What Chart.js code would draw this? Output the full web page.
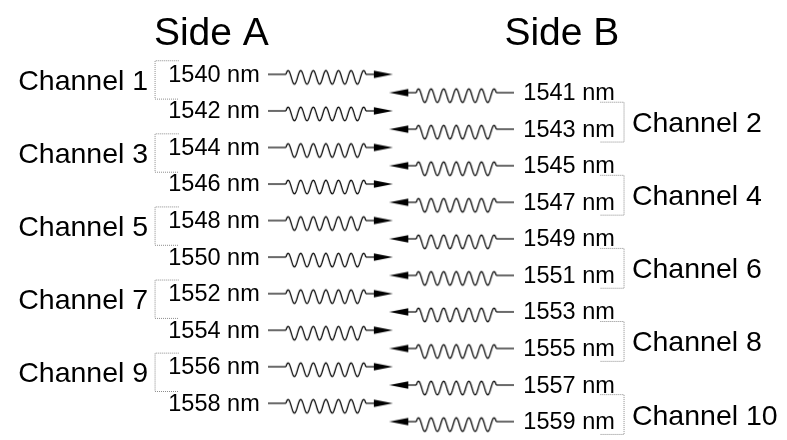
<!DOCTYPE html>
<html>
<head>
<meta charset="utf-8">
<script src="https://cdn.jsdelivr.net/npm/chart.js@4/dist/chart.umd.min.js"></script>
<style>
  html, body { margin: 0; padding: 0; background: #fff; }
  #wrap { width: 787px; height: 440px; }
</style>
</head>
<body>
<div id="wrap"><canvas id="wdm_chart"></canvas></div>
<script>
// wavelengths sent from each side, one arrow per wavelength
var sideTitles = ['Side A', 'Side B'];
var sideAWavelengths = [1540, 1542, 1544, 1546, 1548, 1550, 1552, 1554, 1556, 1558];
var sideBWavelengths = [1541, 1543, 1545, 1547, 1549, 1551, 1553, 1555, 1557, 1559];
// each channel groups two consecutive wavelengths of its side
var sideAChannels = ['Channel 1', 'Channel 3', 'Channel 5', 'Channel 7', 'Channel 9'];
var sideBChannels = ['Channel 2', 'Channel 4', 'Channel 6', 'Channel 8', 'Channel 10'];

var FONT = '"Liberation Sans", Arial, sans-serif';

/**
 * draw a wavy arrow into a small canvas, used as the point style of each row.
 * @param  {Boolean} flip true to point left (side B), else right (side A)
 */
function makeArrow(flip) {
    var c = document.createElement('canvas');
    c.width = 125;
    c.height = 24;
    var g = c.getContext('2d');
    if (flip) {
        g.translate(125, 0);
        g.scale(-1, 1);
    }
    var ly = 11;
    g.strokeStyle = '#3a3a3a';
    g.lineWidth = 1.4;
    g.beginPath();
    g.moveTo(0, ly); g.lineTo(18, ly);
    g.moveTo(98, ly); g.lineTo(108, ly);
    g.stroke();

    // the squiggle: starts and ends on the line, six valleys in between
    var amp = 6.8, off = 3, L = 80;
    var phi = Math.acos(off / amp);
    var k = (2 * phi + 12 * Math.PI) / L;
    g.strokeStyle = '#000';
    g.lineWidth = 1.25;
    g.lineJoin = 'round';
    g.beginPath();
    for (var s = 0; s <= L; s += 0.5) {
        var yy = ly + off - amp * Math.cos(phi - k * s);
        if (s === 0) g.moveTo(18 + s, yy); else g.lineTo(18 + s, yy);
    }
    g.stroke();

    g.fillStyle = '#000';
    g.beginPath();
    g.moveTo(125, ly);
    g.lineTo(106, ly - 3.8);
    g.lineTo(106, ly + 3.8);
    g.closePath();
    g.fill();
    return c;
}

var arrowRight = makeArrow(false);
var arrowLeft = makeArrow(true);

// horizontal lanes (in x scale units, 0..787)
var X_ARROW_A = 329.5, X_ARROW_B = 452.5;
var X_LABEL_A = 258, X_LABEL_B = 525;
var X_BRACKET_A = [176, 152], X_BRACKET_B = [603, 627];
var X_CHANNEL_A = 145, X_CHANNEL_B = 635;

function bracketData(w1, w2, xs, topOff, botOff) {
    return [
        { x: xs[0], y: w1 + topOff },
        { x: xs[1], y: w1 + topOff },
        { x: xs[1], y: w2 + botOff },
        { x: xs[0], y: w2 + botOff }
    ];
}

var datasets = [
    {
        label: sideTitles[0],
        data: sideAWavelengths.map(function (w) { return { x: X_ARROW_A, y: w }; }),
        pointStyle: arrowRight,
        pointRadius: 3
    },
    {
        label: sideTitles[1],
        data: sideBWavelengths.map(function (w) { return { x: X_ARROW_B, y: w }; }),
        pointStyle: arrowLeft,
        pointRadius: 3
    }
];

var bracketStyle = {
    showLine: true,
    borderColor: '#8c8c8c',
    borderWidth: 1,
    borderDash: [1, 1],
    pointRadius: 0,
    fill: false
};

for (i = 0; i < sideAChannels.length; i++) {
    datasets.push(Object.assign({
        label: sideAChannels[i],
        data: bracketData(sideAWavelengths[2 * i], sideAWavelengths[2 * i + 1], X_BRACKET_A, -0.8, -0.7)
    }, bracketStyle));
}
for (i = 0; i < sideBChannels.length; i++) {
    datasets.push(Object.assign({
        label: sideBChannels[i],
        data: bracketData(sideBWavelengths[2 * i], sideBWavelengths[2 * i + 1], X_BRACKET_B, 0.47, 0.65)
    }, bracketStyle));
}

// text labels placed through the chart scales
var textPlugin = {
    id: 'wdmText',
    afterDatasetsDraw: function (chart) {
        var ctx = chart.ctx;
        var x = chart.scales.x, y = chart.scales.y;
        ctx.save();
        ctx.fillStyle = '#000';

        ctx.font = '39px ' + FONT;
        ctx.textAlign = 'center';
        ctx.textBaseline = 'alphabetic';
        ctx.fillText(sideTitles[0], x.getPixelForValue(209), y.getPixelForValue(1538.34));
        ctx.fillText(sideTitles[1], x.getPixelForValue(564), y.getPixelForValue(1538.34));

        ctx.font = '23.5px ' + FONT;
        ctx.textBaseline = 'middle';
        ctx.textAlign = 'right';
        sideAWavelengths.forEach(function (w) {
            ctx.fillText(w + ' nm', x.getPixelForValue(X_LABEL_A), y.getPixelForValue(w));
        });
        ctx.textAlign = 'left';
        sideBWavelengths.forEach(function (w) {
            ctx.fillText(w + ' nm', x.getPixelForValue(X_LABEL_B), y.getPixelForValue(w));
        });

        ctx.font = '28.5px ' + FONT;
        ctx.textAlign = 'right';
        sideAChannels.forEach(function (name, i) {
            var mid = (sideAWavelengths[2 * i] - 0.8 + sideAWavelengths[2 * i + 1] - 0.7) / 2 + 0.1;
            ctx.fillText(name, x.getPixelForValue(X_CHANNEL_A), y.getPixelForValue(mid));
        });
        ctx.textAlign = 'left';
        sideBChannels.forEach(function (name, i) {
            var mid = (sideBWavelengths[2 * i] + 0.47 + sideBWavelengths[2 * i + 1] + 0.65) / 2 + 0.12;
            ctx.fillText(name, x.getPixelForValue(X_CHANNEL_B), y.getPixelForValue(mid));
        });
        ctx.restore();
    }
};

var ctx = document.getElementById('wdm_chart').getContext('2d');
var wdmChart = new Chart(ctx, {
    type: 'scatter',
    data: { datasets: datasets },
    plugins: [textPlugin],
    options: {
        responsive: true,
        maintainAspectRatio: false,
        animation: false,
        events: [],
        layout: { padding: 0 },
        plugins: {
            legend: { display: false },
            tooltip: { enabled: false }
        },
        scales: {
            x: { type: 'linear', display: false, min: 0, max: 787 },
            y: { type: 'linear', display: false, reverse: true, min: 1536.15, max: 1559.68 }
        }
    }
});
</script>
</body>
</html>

• **WRITTEN PROBLEM**
Copy the material above in full and exactly, skipping pictures.

• **ANSWER FOR THIS EXERCISE**
What Chart.js code would draw this? Output the full web page.
<!DOCTYPE html>
<html>
<head>
<meta charset="utf-8">
<script src="https://cdn.jsdelivr.net/npm/chart.js@4/dist/chart.umd.min.js"></script>
<style>
  html, body { margin: 0; padding: 0; background: #fff; }
  #wrap { width: 787px; height: 440px; }
</style>
</head>
<body>
<div id="wrap"><canvas id="wdm_chart"></canvas></div>
<script>
// wavelengths sent from each side, one arrow per wavelength
var sideTitles = ['Side A', 'Side B'];
var sideAWavelengths = [1540, 1542, 1544, 1546, 1548, 1550, 1552, 1554, 1556, 1558];
var sideBWavelengths = [1541, 1543, 1545, 1547, 1549, 1551, 1553, 1555, 1557, 1559];
// each channel groups two consecutive wavelengths of its side
var sideAChannels = ['Channel 1', 'Channel 3', 'Channel 5', 'Channel 7', 'Channel 9'];
var sideBChannels = ['Channel 2', 'Channel 4', 'Channel 6', 'Channel 8', 'Channel 10'];

var FONT = '"Liberation Sans", Arial, sans-serif';

/**
 * draw a wavy arrow into a small canvas, used as the point style of each row.
 * @param  {Boolean} flip true to point left (side B), else right (side A)
 */
function makeArrow(flip) {
    var c = document.createElement('canvas');
    c.width = 125;
    c.height = 24;
    var g = c.getContext('2d');
    if (flip) {
        g.translate(125, 0);
        g.scale(-1, 1);
    }
    var ly = 11;
    g.strokeStyle = '#3a3a3a';
    g.lineWidth = 1.4;
    g.beginPath();
    g.moveTo(0, ly); g.lineTo(18, ly);
    g.moveTo(98, ly); g.lineTo(108, ly);
    g.stroke();

    // the squiggle: starts and ends on the line, six valleys in between
    var amp = 6.8, off = 3, L = 80;
    var phi = Math.acos(off / amp);
    var k = (2 * phi + 12 * Math.PI) / L;
    g.strokeStyle = '#000';
    g.lineWidth = 1.25;
    g.lineJoin = 'round';
    g.beginPath();
    for (var s = 0; s <= L; s += 0.5) {
        var yy = ly + off - amp * Math.cos(phi - k * s);
        if (s === 0) g.moveTo(18 + s, yy); else g.lineTo(18 + s, yy);
    }
    g.stroke();

    g.fillStyle = '#000';
    g.beginPath();
    g.moveTo(125, ly);
    g.lineTo(106, ly - 3.8);
    g.lineTo(106, ly + 3.8);
    g.closePath();
    g.fill();
    return c;
}

var arrowRight = makeArrow(false);
var arrowLeft = makeArrow(true);

// horizontal lanes (in x scale units, 0..787)
var X_ARROW_A = 329.5, X_ARROW_B = 452.5;
var X_LABEL_A = 258, X_LABEL_B = 525;
var X_BRACKET_A = [176, 152], X_BRACKET_B = [603, 627];
var X_CHANNEL_A = 145, X_CHANNEL_B = 635;

function bracketData(w1, w2, xs, topOff, botOff) {
    return [
        { x: xs[0], y: w1 + topOff },
        { x: xs[1], y: w1 + topOff },
        { x: xs[1], y: w2 + botOff },
        { x: xs[0], y: w2 + botOff }
    ];
}

var datasets = [
    {
        label: sideTitles[0],
        data: sideAWavelengths.map(function (w) { return { x: X_ARROW_A, y: w }; }),
        pointStyle: arrowRight,
        pointRadius: 3
    },
    {
        label: sideTitles[1],
        data: sideBWavelengths.map(function (w) { return { x: X_ARROW_B, y: w }; }),
        pointStyle: arrowLeft,
        pointRadius: 3
    }
];

var bracketStyle = {
    showLine: true,
    borderColor: '#8c8c8c',
    borderWidth: 1,
    borderDash: [1, 1],
    pointRadius: 0,
    fill: false
};

for (i = 0; i < sideAChannels.length; i++) {
    datasets.push(Object.assign({
        label: sideAChannels[i],
        data: bracketData(sideAWavelengths[2 * i], sideAWavelengths[2 * i + 1], X_BRACKET_A, -0.8, -0.7)
    }, bracketStyle));
}
for (i = 0; i < sideBChannels.length; i++) {
    datasets.push(Object.assign({
        label: sideBChannels[i],
        data: bracketData(sideBWavelengths[2 * i], sideBWavelengths[2 * i + 1], X_BRACKET_B, 0.47, 0.65)
    }, bracketStyle));
}

// text labels placed through the chart scales
var textPlugin = {
    id: 'wdmText',
    afterDatasetsDraw: function (chart) {
        var ctx = chart.ctx;
        var x = chart.scales.x, y = chart.scales.y;
        ctx.save();
        ctx.fillStyle = '#000';

        ctx.font = '39px ' + FONT;
        ctx.textAlign = 'center';
        ctx.textBaseline = 'alphabetic';
        ctx.fillText(sideTitles[0], x.getPixelForValue(209), y.getPixelForValue(1538.34));
        ctx.fillText(sideTitles[1], x.getPixelForValue(564), y.getPixelForValue(1538.34));

        ctx.font = '23.5px ' + FONT;
        ctx.textBaseline = 'middle';
        ctx.textAlign = 'right';
        sideAWavelengths.forEach(function (w) {
            ctx.fillText(w + ' nm', x.getPixelForValue(X_LABEL_A), y.getPixelForValue(w));
        });
        ctx.textAlign = 'left';
        sideBWavelengths.forEach(function (w) {
            ctx.fillText(w + ' nm', x.getPixelForValue(X_LABEL_B), y.getPixelForValue(w));
        });

        ctx.font = '28.5px ' + FONT;
        ctx.textAlign = 'right';
        sideAChannels.forEach(function (name, i) {
            var mid = (sideAWavelengths[2 * i] - 0.8 + sideAWavelengths[2 * i + 1] - 0.7) / 2 + 0.1;
            ctx.fillText(name, x.getPixelForValue(X_CHANNEL_A), y.getPixelForValue(mid));
        });
        ctx.textAlign = 'left';
        sideBChannels.forEach(function (name, i) {
            var mid = (sideBWavelengths[2 * i] + 0.47 + sideBWavelengths[2 * i + 1] + 0.65) / 2 + 0.12;
            ctx.fillText(name, x.getPixelForValue(X_CHANNEL_B), y.getPixelForValue(mid));
        });
        ctx.restore();
    }
};

var ctx = document.getElementById('wdm_chart').getContext('2d');
var wdmChart = new Chart(ctx, {
    type: 'scatter',
    data: { datasets: datasets },
    plugins: [textPlugin],
    options: {
        responsive: true,
        maintainAspectRatio: false,
        animation: false,
        events: [],
        layout: { padding: 0 },
        plugins: {
            legend: { display: false },
            tooltip: { enabled: false }
        },
        scales: {
            x: { type: 'linear', display: false, min: 0, max: 787 },
            y: { type: 'linear', display: false, reverse: true, min: 1536.15, max: 1559.68 }
        }
    }
});
</script>
</body>
</html>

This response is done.